*WRITTEN EXERCISE:*
Leaving the pictures aside, transcribe every line below exactly.

DATA EXCERPT start

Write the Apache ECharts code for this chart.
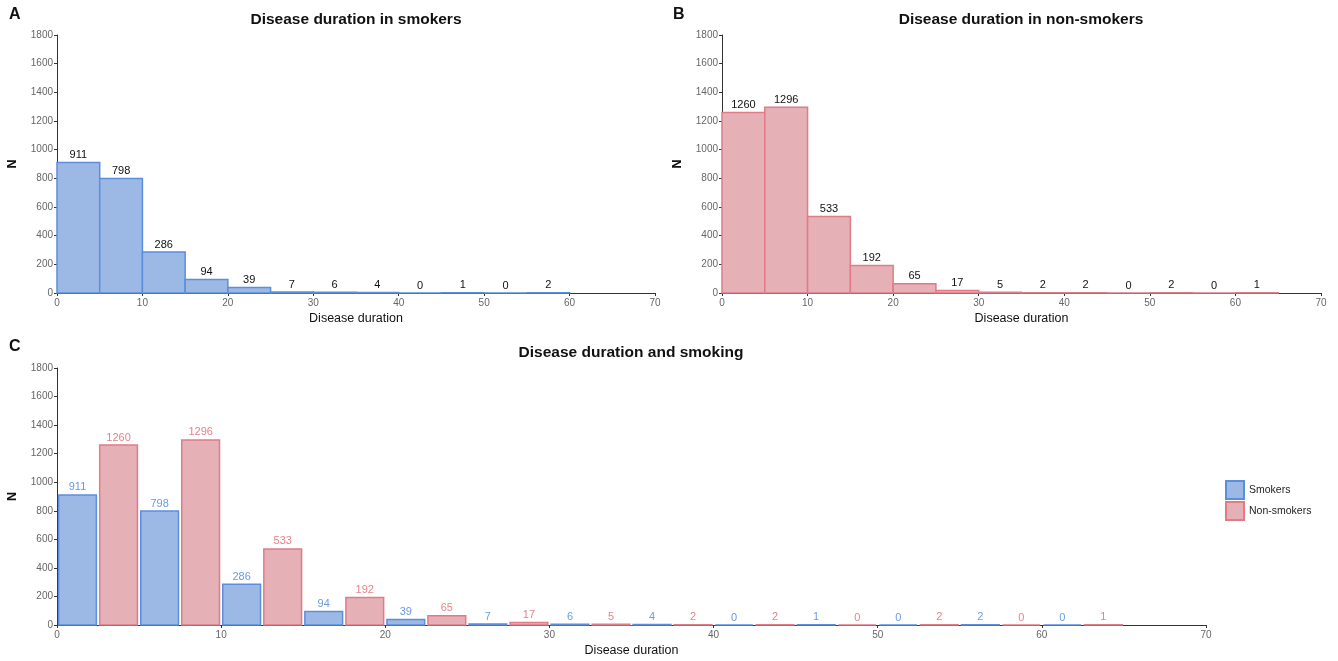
<!DOCTYPE html>
<html>
<head>
<meta charset="utf-8">
<script src="https://cdn.jsdelivr.net/npm/echarts@6/dist/echarts.min.js"></script>
<style>
html,body{margin:0;padding:0;background:#fff;}
#chart{width:1338px;height:661px;}
</style>
</head>
<body>
<div id="chart"></div>
<script>
// ---- data ----
const smokerBinStarts = [0, 5, 10, 15, 20, 25, 30, 35, 40, 45, 50, 55];
const smokers = [911, 798, 286, 94, 39, 7, 6, 4, 0, 1, 0, 2];
const nonSmokerBinStarts = [0, 5, 10, 15, 20, 25, 30, 35, 40, 45, 50, 55, 60];
const nonSmokers = [1260, 1296, 533, 192, 65, 17, 5, 2, 2, 0, 2, 0, 1];
const dodgedBinStarts = [0, 5, 10, 15, 20, 25, 30, 35, 40, 45, 50, 55, 60];
const smokersDodged = [911, 798, 286, 94, 39, 7, 6, 4, 0, 1, 0, 2, 0];
const nonSmokersDodged = [1260, 1296, 533, 192, 65, 17, 5, 2, 2, 0, 2, 0, 1];
const xTicks = [0, 10, 20, 30, 40, 50, 60, 70];
const yTicks = [0, 200, 400, 600, 800, 1000, 1200, 1400, 1600, 1800];
const binWidth = 5;

// ---- styles ----
const FONT = 'Liberation Sans, Arial, sans-serif';
const blueFill = '#9cb9e5', blueStroke = '#5b8ede', blueLabel = '#6a9ae6';
const redFill = '#e6b0b7', redStroke = '#e07b88', redLabel = '#e8818d';
const axisColor = '#333333', tickLabelColor = '#666666';

function histData(starts, counts, off, w) {
  return starts.map((s, i) => [s + off, s + off + w, counts[i]]);
}

function makeRender(fill, stroke, labelColor) {
  return function (params, api) {
    const x0 = api.value(0), x1 = api.value(1), n = api.value(2);
    const p0 = api.coord([x0, n]);
    const p1 = api.coord([x1, 0]);
    return {
      type: 'group',
      children: [
        {
          type: 'rect',
          shape: { x: p0[0], y: p0[1], width: p1[0] - p0[0], height: p1[1] - p0[1] },
          style: { fill: fill, stroke: stroke, lineWidth: 1.5 }
        },
        {
          type: 'text',
          x: (p0[0] + p1[0]) / 2,
          y: p0[1] - 2,
          style: {
            text: String(n), fill: labelColor, font: '11px ' + FONT,
            textAlign: 'center', textVerticalAlign: 'bottom'
          }
        }
      ]
    };
  };
}

function xAxis(gi) {
  return {
    type: 'value', gridIndex: gi, min: 0, max: 70, interval: 10,
    name: 'Disease duration', nameLocation: 'middle', nameGap: 19,
    nameTextStyle: { color: '#111', fontSize: 12.5, fontFamily: FONT },
    axisLine: { show: true, lineStyle: { color: axisColor, width: 1 } },
    axisTick: { show: true, length: 3, lineStyle: { color: axisColor } },
    axisLabel: { color: tickLabelColor, fontSize: 10, fontFamily: FONT, margin: 5,
      formatter: v => String(v), customValues: xTicks },
    splitLine: { show: false }
  };
}
function yAxis(gi) {
  return {
    type: 'value', gridIndex: gi, min: 0, max: 1800, interval: 200,
    name: 'N', nameLocation: 'middle', nameGap: 38, nameRotate: 90,
    nameTextStyle: { color: '#111', fontSize: 12.5, fontWeight: 'bold', fontFamily: FONT },
    axisLine: { show: true, lineStyle: { color: axisColor, width: 1 } },
    axisTick: { show: true, length: 3, lineStyle: { color: axisColor } },
    axisLabel: { color: tickLabelColor, fontSize: 10, fontFamily: FONT, margin: 4,
      formatter: v => String(v) },
    splitLine: { show: false }
  };
}

const chart = echarts.init(document.getElementById('chart'), null, { renderer: 'canvas' });
const titleStyle = { fill: '#111', font: 'bold 15.5px ' + FONT, textAlign: 'center', textVerticalAlign: 'middle' };

chart.setOption({
  animation: false,
  backgroundColor: '#ffffff',
  grid: [
    { left: 57, top: 35, width: 598, height: 258, containLabel: false, outerBoundsMode: 'none' },
    { left: 722, top: 35, width: 599, height: 258, containLabel: false, outerBoundsMode: 'none' },
    { left: 57, top: 368, width: 1149, height: 257, containLabel: false, outerBoundsMode: 'none' }
  ],
  xAxis: [xAxis(0), xAxis(1), xAxis(2)],
  yAxis: [yAxis(0), yAxis(1), yAxis(2)],
  legend: {
    orient: 'vertical', left: 1225, top: 480, padding: 0,
    itemWidth: 18, itemHeight: 18, itemGap: 1,
    icon: 'rect',
    textStyle: { color: '#222', fontSize: 10.5, fontFamily: FONT },
    data: ['Smokers', 'Non-smokers']
  },
  graphic: [
    { type: 'text', left: 9, top: 7, style: { text: 'A', fill: '#111', font: 'bold 16px ' + FONT } },
    { type: 'text', left: 673, top: 7, style: { text: 'B', fill: '#111', font: 'bold 16px ' + FONT } },
    { type: 'text', left: 9, top: 339, style: { text: 'C', fill: '#111', font: 'bold 16px ' + FONT } },
    { type: 'text', x: 356, y: 20, style: Object.assign({ text: 'Disease duration in smokers' }, titleStyle) },
    { type: 'text', x: 1021, y: 20, style: Object.assign({ text: 'Disease duration in non-smokers' }, titleStyle) },
    { type: 'text', x: 631, y: 353, style: Object.assign({ text: 'Disease duration and smoking' }, titleStyle) }
  ],
  series: [
    {
      type: 'custom', name: 'SmokersA', xAxisIndex: 0, yAxisIndex: 0,
      renderItem: makeRender(blueFill, blueStroke, '#111'),
      encode: { x: [0, 1], y: 2 },
      data: histData(smokerBinStarts, smokers, 0, binWidth)
    },
    {
      type: 'custom', name: 'NonSmokersB', xAxisIndex: 1, yAxisIndex: 1,
      renderItem: makeRender(redFill, redStroke, '#111'),
      encode: { x: [0, 1], y: 2 },
      data: histData(nonSmokerBinStarts, nonSmokers, 0, binWidth)
    },
    {
      type: 'custom', name: 'Smokers', xAxisIndex: 2, yAxisIndex: 2,
      itemStyle: { color: blueFill, borderColor: blueStroke, borderWidth: 1.5 },
      renderItem: makeRender(blueFill, blueStroke, blueLabel),
      encode: { x: [0, 1], y: 2 },
      data: histData(dodgedBinStarts, smokersDodged, 0.1, 2.3)
    },
    {
      type: 'custom', name: 'Non-smokers', xAxisIndex: 2, yAxisIndex: 2,
      itemStyle: { color: redFill, borderColor: redStroke, borderWidth: 1.5 },
      renderItem: makeRender(redFill, redStroke, redLabel),
      encode: { x: [0, 1], y: 2 },
      data: histData(dodgedBinStarts, nonSmokersDodged, 2.6, 2.3)
    }
  ]
});
</script>
</body>
</html>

DATA EXCERPT end

*COMPLETE RESPONSE:*
Write the Apache ECharts code for this chart.
<!DOCTYPE html>
<html>
<head>
<meta charset="utf-8">
<script src="https://cdn.jsdelivr.net/npm/echarts@6/dist/echarts.min.js"></script>
<style>
html,body{margin:0;padding:0;background:#fff;}
#chart{width:1338px;height:661px;}
</style>
</head>
<body>
<div id="chart"></div>
<script>
// ---- data ----
const smokerBinStarts = [0, 5, 10, 15, 20, 25, 30, 35, 40, 45, 50, 55];
const smokers = [911, 798, 286, 94, 39, 7, 6, 4, 0, 1, 0, 2];
const nonSmokerBinStarts = [0, 5, 10, 15, 20, 25, 30, 35, 40, 45, 50, 55, 60];
const nonSmokers = [1260, 1296, 533, 192, 65, 17, 5, 2, 2, 0, 2, 0, 1];
const dodgedBinStarts = [0, 5, 10, 15, 20, 25, 30, 35, 40, 45, 50, 55, 60];
const smokersDodged = [911, 798, 286, 94, 39, 7, 6, 4, 0, 1, 0, 2, 0];
const nonSmokersDodged = [1260, 1296, 533, 192, 65, 17, 5, 2, 2, 0, 2, 0, 1];
const xTicks = [0, 10, 20, 30, 40, 50, 60, 70];
const yTicks = [0, 200, 400, 600, 800, 1000, 1200, 1400, 1600, 1800];
const binWidth = 5;

// ---- styles ----
const FONT = 'Liberation Sans, Arial, sans-serif';
const blueFill = '#9cb9e5', blueStroke = '#5b8ede', blueLabel = '#6a9ae6';
const redFill = '#e6b0b7', redStroke = '#e07b88', redLabel = '#e8818d';
const axisColor = '#333333', tickLabelColor = '#666666';

function histData(starts, counts, off, w) {
  return starts.map((s, i) => [s + off, s + off + w, counts[i]]);
}

function makeRender(fill, stroke, labelColor) {
  return function (params, api) {
    const x0 = api.value(0), x1 = api.value(1), n = api.value(2);
    const p0 = api.coord([x0, n]);
    const p1 = api.coord([x1, 0]);
    return {
      type: 'group',
      children: [
        {
          type: 'rect',
          shape: { x: p0[0], y: p0[1], width: p1[0] - p0[0], height: p1[1] - p0[1] },
          style: { fill: fill, stroke: stroke, lineWidth: 1.5 }
        },
        {
          type: 'text',
          x: (p0[0] + p1[0]) / 2,
          y: p0[1] - 2,
          style: {
            text: String(n), fill: labelColor, font: '11px ' + FONT,
            textAlign: 'center', textVerticalAlign: 'bottom'
          }
        }
      ]
    };
  };
}

function xAxis(gi) {
  return {
    type: 'value', gridIndex: gi, min: 0, max: 70, interval: 10,
    name: 'Disease duration', nameLocation: 'middle', nameGap: 19,
    nameTextStyle: { color: '#111', fontSize: 12.5, fontFamily: FONT },
    axisLine: { show: true, lineStyle: { color: axisColor, width: 1 } },
    axisTick: { show: true, length: 3, lineStyle: { color: axisColor } },
    axisLabel: { color: tickLabelColor, fontSize: 10, fontFamily: FONT, margin: 5,
      formatter: v => String(v), customValues: xTicks },
    splitLine: { show: false }
  };
}
function yAxis(gi) {
  return {
    type: 'value', gridIndex: gi, min: 0, max: 1800, interval: 200,
    name: 'N', nameLocation: 'middle', nameGap: 38, nameRotate: 90,
    nameTextStyle: { color: '#111', fontSize: 12.5, fontWeight: 'bold', fontFamily: FONT },
    axisLine: { show: true, lineStyle: { color: axisColor, width: 1 } },
    axisTick: { show: true, length: 3, lineStyle: { color: axisColor } },
    axisLabel: { color: tickLabelColor, fontSize: 10, fontFamily: FONT, margin: 4,
      formatter: v => String(v) },
    splitLine: { show: false }
  };
}

const chart = echarts.init(document.getElementById('chart'), null, { renderer: 'canvas' });
const titleStyle = { fill: '#111', font: 'bold 15.5px ' + FONT, textAlign: 'center', textVerticalAlign: 'middle' };

chart.setOption({
  animation: false,
  backgroundColor: '#ffffff',
  grid: [
    { left: 57, top: 35, width: 598, height: 258, containLabel: false, outerBoundsMode: 'none' },
    { left: 722, top: 35, width: 599, height: 258, containLabel: false, outerBoundsMode: 'none' },
    { left: 57, top: 368, width: 1149, height: 257, containLabel: false, outerBoundsMode: 'none' }
  ],
  xAxis: [xAxis(0), xAxis(1), xAxis(2)],
  yAxis: [yAxis(0), yAxis(1), yAxis(2)],
  legend: {
    orient: 'vertical', left: 1225, top: 480, padding: 0,
    itemWidth: 18, itemHeight: 18, itemGap: 1,
    icon: 'rect',
    textStyle: { color: '#222', fontSize: 10.5, fontFamily: FONT },
    data: ['Smokers', 'Non-smokers']
  },
  graphic: [
    { type: 'text', left: 9, top: 7, style: { text: 'A', fill: '#111', font: 'bold 16px ' + FONT } },
    { type: 'text', left: 673, top: 7, style: { text: 'B', fill: '#111', font: 'bold 16px ' + FONT } },
    { type: 'text', left: 9, top: 339, style: { text: 'C', fill: '#111', font: 'bold 16px ' + FONT } },
    { type: 'text', x: 356, y: 20, style: Object.assign({ text: 'Disease duration in smokers' }, titleStyle) },
    { type: 'text', x: 1021, y: 20, style: Object.assign({ text: 'Disease duration in non-smokers' }, titleStyle) },
    { type: 'text', x: 631, y: 353, style: Object.assign({ text: 'Disease duration and smoking' }, titleStyle) }
  ],
  series: [
    {
      type: 'custom', name: 'SmokersA', xAxisIndex: 0, yAxisIndex: 0,
      renderItem: makeRender(blueFill, blueStroke, '#111'),
      encode: { x: [0, 1], y: 2 },
      data: histData(smokerBinStarts, smokers, 0, binWidth)
    },
    {
      type: 'custom', name: 'NonSmokersB', xAxisIndex: 1, yAxisIndex: 1,
      renderItem: makeRender(redFill, redStroke, '#111'),
      encode: { x: [0, 1], y: 2 },
      data: histData(nonSmokerBinStarts, nonSmokers, 0, binWidth)
    },
    {
      type: 'custom', name: 'Smokers', xAxisIndex: 2, yAxisIndex: 2,
      itemStyle: { color: blueFill, borderColor: blueStroke, borderWidth: 1.5 },
      renderItem: makeRender(blueFill, blueStroke, blueLabel),
      encode: { x: [0, 1], y: 2 },
      data: histData(dodgedBinStarts, smokersDodged, 0.1, 2.3)
    },
    {
      type: 'custom', name: 'Non-smokers', xAxisIndex: 2, yAxisIndex: 2,
      itemStyle: { color: redFill, borderColor: redStroke, borderWidth: 1.5 },
      renderItem: makeRender(redFill, redStroke, redLabel),
      encode: { x: [0, 1], y: 2 },
      data: histData(dodgedBinStarts, nonSmokersDodged, 2.6, 2.3)
    }
  ]
});
</script>
</body>
</html>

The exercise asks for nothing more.